Four years ago, engineer Tyler Billingsley woke up after taking his kids trick-or-treating to dozens of texts: Dugway Road in Richmond, Vermont, had washed out. Over Halloween night, heavy rain had swollen the Huntington River, destroying 60 feet of an old stone retaining wall and the eastbound lane over it.
“It was lucky [the road foreman] closed the road when he did,” said Billingsley. “It was vertical, facedown to the river. The water was only two feet lower than the wall is now.”
The town knew they’d have to reopen Dugway Road quickly: families frequented the road to bike through its fields and evergreen farms, as well as swim in the pools that dot the river.

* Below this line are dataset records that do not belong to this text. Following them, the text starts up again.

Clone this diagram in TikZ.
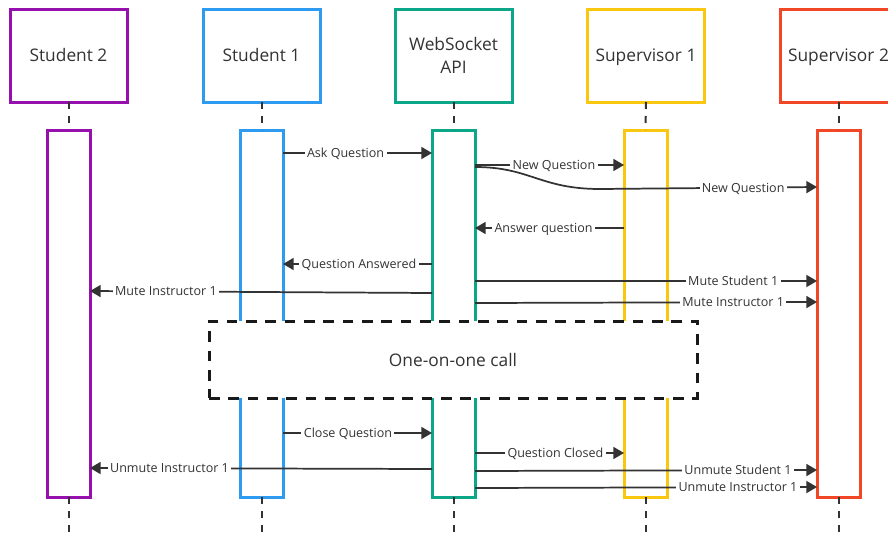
\documentclass[tikz,border=0pt]{standalone}
\usepackage{fontspec}
\setmainfont{Open Sans}
\usetikzlibrary{arrows.meta}
\definecolor{cpurple}{HTML}{9510AC}
\definecolor{cblue}{HTML}{2D9BF0}
\definecolor{cgreen}{HTML}{0CA789}
\definecolor{cyellow}{HTML}{FAC710}
\definecolor{cred}{HTML}{F24726}
\definecolor{ink}{HTML}{333333}
\tikzset{
  head/.style={draw, line width=2.25pt, fill=white, minimum width=87.75pt, minimum height=69.75pt,
    align=center, text=ink, font=\fontsize{13pt}{17pt}\selectfont, inner sep=0pt, outer sep=0pt},
  onehead/.style={head, text height=9.6pt, text depth=0pt},
  act/.style={draw, line width=2.25pt, fill=white, minimum width=32.25pt, minimum height=275.25pt,
    inner sep=0pt, outer sep=0pt},
  life/.style={draw=ink, line width=1.5pt, dash pattern=on 5.25pt off 5.25pt},
  msg/.style={draw=ink, line width=1.3pt, -{Triangle[length=8pt,width=9pt]}},
  lbl/.style={fill=white, text=ink, font=\fontsize{9.4pt}{11pt}\selectfont, inner xsep=1.8pt, inner ysep=1pt,
    text height=7pt, text depth=0.5pt},
  callbox/.style={draw=black!90, line width=2.25pt, dash pattern=on 8pt off 6.5pt, fill=white,
    minimum width=366pt, minimum height=57.75pt, text=ink, font=\fontsize{13pt}{17pt}\selectfont}
}
\begin{document}
\begin{tikzpicture}[x=0.75pt,y=-0.75pt]
\useasboundingbox (0,0) rectangle (888,536);
% headers
\node[onehead, draw=cpurple] (h1) at (68.5,55.5) {Student 2};
\node[onehead, draw=cblue] (h2) at (261.5,55.5) {Student 1};
\node[head, draw=cgreen] (h3) at (453.5,55.5) {WebSocket\\API};
\node[onehead, draw=cyellow] (h4) at (646,55.5) {Supervisor 1};
\node[onehead, draw=cred] (h5) at (838.5,55.5) {Supervisor 2};
% activation boxes
\node[act, draw=cpurple] (a1) at (68.5,313.5) {};
\node[act, draw=cblue] (a2) at (261.5,313.5) {};
\node[act, draw=cgreen] (a3) at (453.5,313.5) {};
\node[act, draw=cyellow] (a4) at (645.5,313.5) {};
\node[act, draw=cred] (a5) at (838.5,313.5) {};
% lifelines
\foreach \i in {1,...,5}{
  \coordinate (e\i) at (a\i.south |- 0,536);
  \path[life] (h\i.south) -- (a\i.north);
  \path[life] (a\i.south) -- (e\i);
}
% messages
\draw[msg] (a2.east |- 0,153) -- node[lbl,pos=0.42]{Ask Question} (a3.west |- 0,153);
\draw[msg] (a3.east |- 0,165) -- node[lbl,pos=0.53]{New Question} (a4.west |- 0,165);
\coordinate (c1) at (600,189);
\draw[msg] (a3.east |- 0,167) .. controls (530,167) and (540,189) .. (c1) -- node[lbl,pos=0.66]{New Question} (a5.west |- 0,187);
\draw[msg] (a4.west |- 0,228) -- node[lbl,pos=0.54]{Answer question} (a3.east |- 0,228);
\draw[msg] (a3.west |- 0,264) -- node[lbl,pos=0.49]{Question Answered} (a2.east |- 0,264);
\draw[msg] (a3.east |- 0,281) -- node[lbl,pos=0.755]{Mute Student 1} (a5.west |- 0,281);
\draw[msg] (a3.east |- 0,303) -- node[lbl,pos=0.755]{Mute Instructor 1} (a5.west |- 0,302);
\draw[msg] (a3.west |- 0,293) -- node[lbl,pos=0.778]{Mute Instructor 1} (a1.east |- 0,291);
% call box
\node[callbox] (call) at (453,359.5) {One-on-one call};
% after call
\draw[msg] (a2.east |- 0,433) -- node[lbl,pos=0.436]{Close Question} (a3.west |- 0,433);
\draw[msg] (a3.east |- 0,453) -- node[lbl,pos=0.54]{Question Closed} (a4.west |- 0,453);
\draw[msg] (a3.west |- 0,469) -- node[lbl,pos=0.7675]{Unmute Instructor 1} (a1.east |- 0,468);
\draw[msg] (a3.east |- 0,471) -- node[lbl,pos=0.769]{Unmute Student 1} (a5.west |- 0,470);
\draw[msg] (a3.east |- 0,488) -- node[lbl,pos=0.769]{Unmute Instructor 1} (a5.west |- 0,487);
\end{tikzpicture}
\end{document}
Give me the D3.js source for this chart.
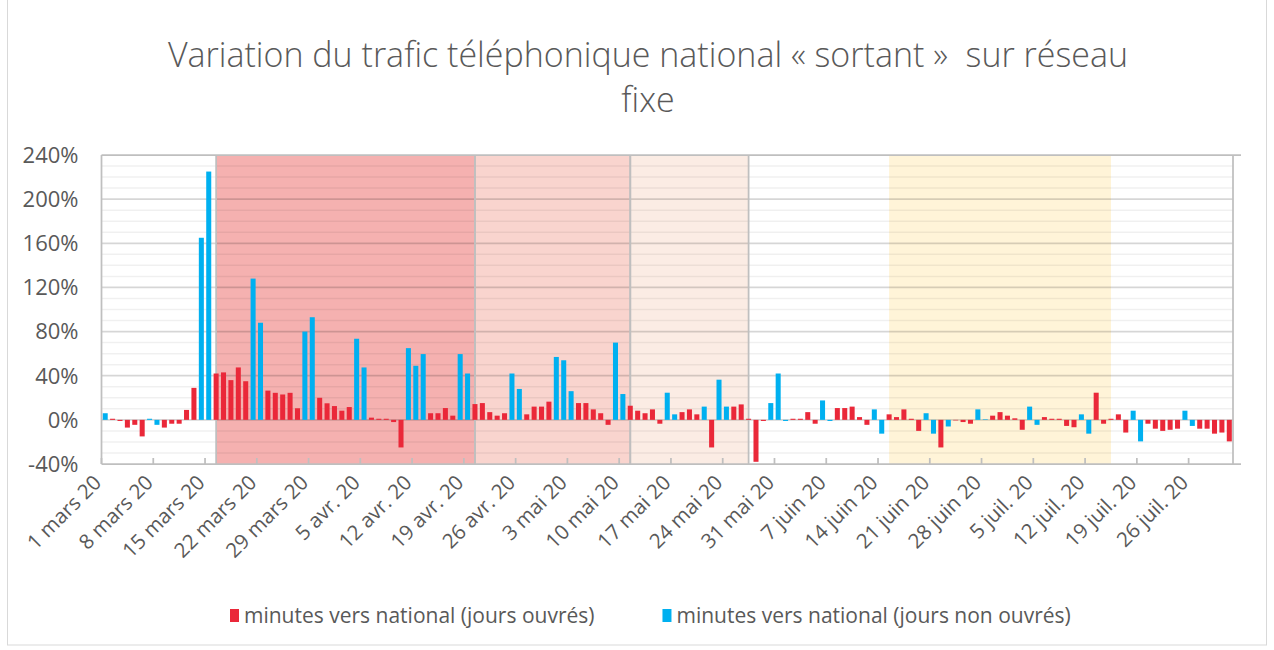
<!DOCTYPE html>
<html lang="fr">
<head>
<meta charset="utf-8">
<script src="https://cdn.jsdelivr.net/npm/d3@7"></script>
<style>
body { margin: 0; background: #fff; }
svg { display: block; font-family: "Open Sans", "Noto Sans", sans-serif; }
</style>
</head>
<body>
<svg width="1274" height="650"></svg>
<script>
// variation (%) par jour, du 1 mars au 31 juil. 2020 (une ligne = une semaine, dim -> sam)
const valeurs = [
	6, 1, -1, -7, -4.5, -15, 1,
	-4.5, -7, -3.5, -3.5, 9, 29, 165,
	225, 42, 43, 36, 47.5, 35, 128,
	88, 26.5, 24.5, 23, 24.5, 10.5, 80,
	93, 20, 15, 12.5, 8.3, 11.6, 73.5,
	47.5, 2, 1, 1, -2, -25, 65,
	49, 59.6, 6, 6, 10.7, 3.8, 59.6,
	42, 14.3, 15.2, 7, 3.8, 6, 42,
	28, 5, 12, 12, 16.5, 57, 54,
	26, 15.2, 15.2, 9.5, 6, -4.5, 70,
	23.4, 12.8, 8.3, 6, 9.5, -3.5, 24.6,
	5, 7, 9.5, 5, 12, -25, 36.4,
	12, 12, 14, 1, -38, -1, 15.2,
	42, -1, 1, 1, 7, -3.5, 17.6,
	-1, 10.7, 10.7, 12, 2.5, -4.5, 9.5,
	-12.5, 5, 2.5, 9.5, 1, -10, 6,
	-12.5, -25, -6, -0.5, -2, -3.5, 9.5,
	0.5, 3.8, 7, 3.8, 1.4, -9, 12,
	-4.5, 2.5, 1, 1, -5.5, -6.7, 5,
	-12.5, 24.6, -3.5, 1, 5, -11.5, 8.3,
	-19.5, -3.5, -8, -10, -9, -8, 8.3,
	-5.5, -8, -8, -12.5, -11.5, -19.5
];

// rang des jours non ouvrés (week-ends et fériés)
const nonOuvres = [0, 6, 7, 13, 14, 20, 21, 27, 28, 34, 35, 41, 42, 43, 48, 49,
	55, 56, 61, 62, 63, 69, 70, 76, 77, 81, 83, 84, 90, 91, 92, 97, 98,
	104, 105, 111, 112, 114, 118, 119, 125, 126, 132, 133, 139, 140, 146, 147];

const premierJour = new Date(2020, 2, 1);

const zones = [
	{ debut: '2020-03-16', fin: '2020-04-20', couleur: '#f5b1b0', bord: true },
	{ debut: '2020-04-20', fin: '2020-05-11', couleur: '#f9d4ce', bord: true },
	{ debut: '2020-05-11', fin: '2020-05-27', couleur: '#fbece4', bord: true },
	{ debut: '2020-06-15', fin: '2020-07-15', couleur: '#fff4d8', bord: false }
];

const ticksY = [-40, 0, 40, 80, 120, 160, 200, 240];

const series = [
	{ nom: 'minutes vers national (jours ouvrés)', couleur: '#ea2839' },
	{ nom: 'minutes vers national (jours non ouvrés)', couleur: '#00b0f0' }
];

const titre = ['Variation du trafic téléphonique national « sortant »  sur réseau', 'fixe'];

const margin = { top: 155, right: 41, bottom: 186, left: 101.5 };
const W = 1274, H = 650;
const plotW = W - margin.left - margin.right;
const plotH = H - margin.top - margin.bottom;

const frLocale = d3.timeFormatLocale({
	dateTime: '%A %e %B %Y à %X', date: '%d/%m/%Y', time: '%H:%M:%S',
	periods: ['AM', 'PM'],
	days: ['dimanche', 'lundi', 'mardi', 'mercredi', 'jeudi', 'vendredi', 'samedi'],
	shortDays: ['dim.', 'lun.', 'mar.', 'mer.', 'jeu.', 'ven.', 'sam.'],
	months: ['janvier', 'février', 'mars', 'avril', 'mai', 'juin', 'juillet', 'août', 'septembre', 'octobre', 'novembre', 'décembre'],
	shortMonths: ['janv.', 'févr.', 'mars', 'avr.', 'mai', 'juin', 'juil.', 'août', 'sept.', 'oct.', 'nov.', 'déc.']
});
const fmtJour = frLocale.format('%-d %b %y');
const cle = d3.timeFormat('%Y-%m-%d');

const jours = valeurs.map((v, i) => d3.timeDay.offset(premierJour, i));
const donnees = valeurs.map((v, i) => ({
	jour: cle(jours[i]),
	date: jours[i],
	valeur: v,
	serie: nonOuvres.includes(i) ? 1 : 0
}));

const svg = d3.select('svg');

// cadre du graphique
svg.append('rect')
	.attr('x', 7.5).attr('y', -1)
	.attr('width', 1259).attr('height', 646)
	.attr('fill', 'none')
	.attr('stroke', '#d9d9d9');

const g = svg.append('g')
	.attr('transform', `translate(${margin.left},${margin.top})`);

const x = d3.scaleBand()
	.domain(donnees.map(d => d.jour))
	.range([0, plotW])
	.paddingInner(0.32)
	.paddingOuter(0.16);

const y = d3.scaleLinear()
	.domain([-40, 240])
	.range([plotH, 0]);

const centre = j => x(j) + x.bandwidth() / 2;

// zones colorées
g.selectAll('rect.zone')
	.data(zones)
	.enter()
	.append('rect')
	.attr('class', 'zone')
	.attr('x', d => centre(d.debut))
	.attr('y', 0)
	.attr('width', d => centre(d.fin) - centre(d.debut))
	.attr('height', plotH)
	.attr('fill', d => d.couleur);

// quadrillage
const mineurs = d3.range(-40, 241, 10).filter(v => !ticksY.includes(v));
g.selectAll('line.mineur')
	.data(mineurs)
	.enter()
	.append('line')
	.attr('x1', 0).attr('x2', plotW)
	.attr('y1', d => y(d)).attr('y2', d => y(d))
	.attr('stroke', 'rgba(0,0,0,0.06)')
	.attr('stroke-width', 1.5);

g.selectAll('line.majeur')
	.data(ticksY.filter(v => v > -40 && v < 240))
	.enter()
	.append('line')
	.attr('x1', 0).attr('x2', plotW)
	.attr('y1', d => y(d)).attr('y2', d => y(d))
	.attr('stroke', 'rgba(0,0,0,0.16)')
	.attr('stroke-width', 1.75);

// bordures des zones
zones.filter(d => d.bord).forEach(d => {
	[d.debut, d.fin].forEach(j => {
		g.append('line')
			.attr('x1', centre(j)).attr('x2', centre(j))
			.attr('y1', 0).attr('y2', plotH)
			.attr('stroke', '#bfbfbf')
			.attr('stroke-width', 1.75);
	});
});

// barres
g.selectAll('rect.barre')
	.data(donnees)
	.enter()
	.append('rect')
	.attr('class', 'barre')
	.attr('x', d => x(d.jour))
	.attr('width', x.bandwidth())
	.attr('y', d => y(Math.max(0, d.valeur)))
	.attr('height', d => Math.abs(y(d.valeur) - y(0)))
	.attr('fill', d => series[d.serie].couleur);

// axes
const axe = '#bfbfbf';
g.append('line').attr('x1', 0).attr('x2', plotW + 8).attr('y1', 0).attr('y2', 0)
	.attr('stroke', axe).attr('stroke-width', 1.75);
g.append('line').attr('x1', 0).attr('x2', plotW + 8).attr('y1', plotH).attr('y2', plotH)
	.attr('stroke', axe).attr('stroke-width', 1.75);
g.append('line').attr('x1', 0).attr('x2', 0).attr('y1', 0).attr('y2', plotH)
	.attr('stroke', axe).attr('stroke-width', 1.75);
g.append('line').attr('x1', plotW).attr('x2', plotW).attr('y1', 0).attr('y2', plotH)
	.attr('stroke', axe).attr('stroke-width', 1.75);

// axe Y
g.selectAll('text.ty')
	.data(ticksY)
	.enter()
	.append('text')
	.attr('x', -23)
	.attr('y', d => y(d))
	.attr('dy', '0.36em')
	.attr('text-anchor', 'end')
	.attr('fill', '#595959')
	.style('font-size', '22px')
	.text(d => d + '%');

// axe X : une graduation par semaine
const step = x.step();
const semaines = donnees.filter((d, i) => i % 7 === 0);
const tickX = d => x(d.jour) - step * x.paddingInner() / 2;

g.selectAll('line.tx')
	.data(semaines)
	.enter()
	.append('line')
	.attr('x1', tickX).attr('x2', tickX)
	.attr('y1', plotH).attr('y2', plotH - 6)
	.attr('stroke', axe)
	.attr('stroke-width', 1.75);

g.selectAll('text.tx')
	.data(semaines)
	.enter()
	.append('text')
	.attr('transform', d => `translate(${tickX(d) + 1},${plotH + 20}) rotate(-45)`)
	.attr('text-anchor', 'end')
	.attr('fill', '#595959')
	.style('font-size', '20.5px')
	.text(d => fmtJour(d.date));

// titre
svg.selectAll('text.titre')
	.data(titre)
	.enter()
	.append('text')
	.attr('x', 648)
	.attr('y', (d, i) => 67 + i * 45)
	.attr('text-anchor', 'middle')
	.attr('fill', '#595959')
	.style('font-size', '34px')
	.style('font-weight', 300)
	.style('white-space', 'pre')
	.text(d => d);

// légende
const leg = svg.append('g').attr('transform', 'translate(230,609)');
let lx = 0;
series.forEach(s => {
	const item = leg.append('g').attr('transform', `translate(${lx},0)`);
	item.append('rect')
		.attr('width', 9).attr('height', 13)
		.attr('fill', s.couleur);
	const t = item.append('text')
		.attr('x', 14).attr('y', 7)
		.attr('dy', '0.35em')
		.attr('fill', '#595959')
		.style('font-size', '21px')
		.text(s.nom);
	lx += 14 + t.node().getComputedTextLength() + 68;
});
</script>
</body>
</html>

But they also knew it wouldn’t make sense to just recreate the old wall.
“It was 250 years old,” said Josh Arneson, the town manager. “You couldn’t just rebuild that, no engineer in their right mind would’ve done it. We needed more help.”
So, the town applied for FEMA’s Mitigation program, which provides grants to help rebuild damaged infrastructure with measures that prepare it for future weather. Arneson said it turned out to be a smooth process – helped by Richmond’s dedicated community.
“Normally in the pre-bid meeting, you’d see five, six contractors – we had 20. Everyone wanted to help.”
Arneson and his team selected Billingsley’s company for the project, which drafted a design that would set the retaining wall forward from the road, build it with durable concrete, and carve out drains to direct water flowing down the hillside under the road instead of onto it.
“We analyzed what it would take to rebuild to what it was, and saw that wasn’t the best, safest or cheapest option,” Billingsley explains. “Then we found a better way to do it, and we and FEMA agreed: let’s go that route.”
Richmond Land Trust donated land to accommodate the new wall and landowners down the road gave crews access to their property so they could safely reach the build site. FEMA approved funding for both the wall and a textured finish to help it blend into the hillside, preserving the natural beauty that draws outdoor enthusiasts to the road.
The new wall was tested this July, when up to 9 inches of rain fell over Vermont, flooding Richmond’s roads and inundating the gorge. This time, the retaining wall held the river back – as Billingsley knew it would.
“I would’ve lost sleep if we’d built an old stone wall again – it would’ve washed out,” he said. “We definitely built it the right way.”
Arneson recommends other towns rebuilding from disasters look into FEMA mitigation grants.
“Make your case for the best repair possible,” he said. “Fix it to protect it.”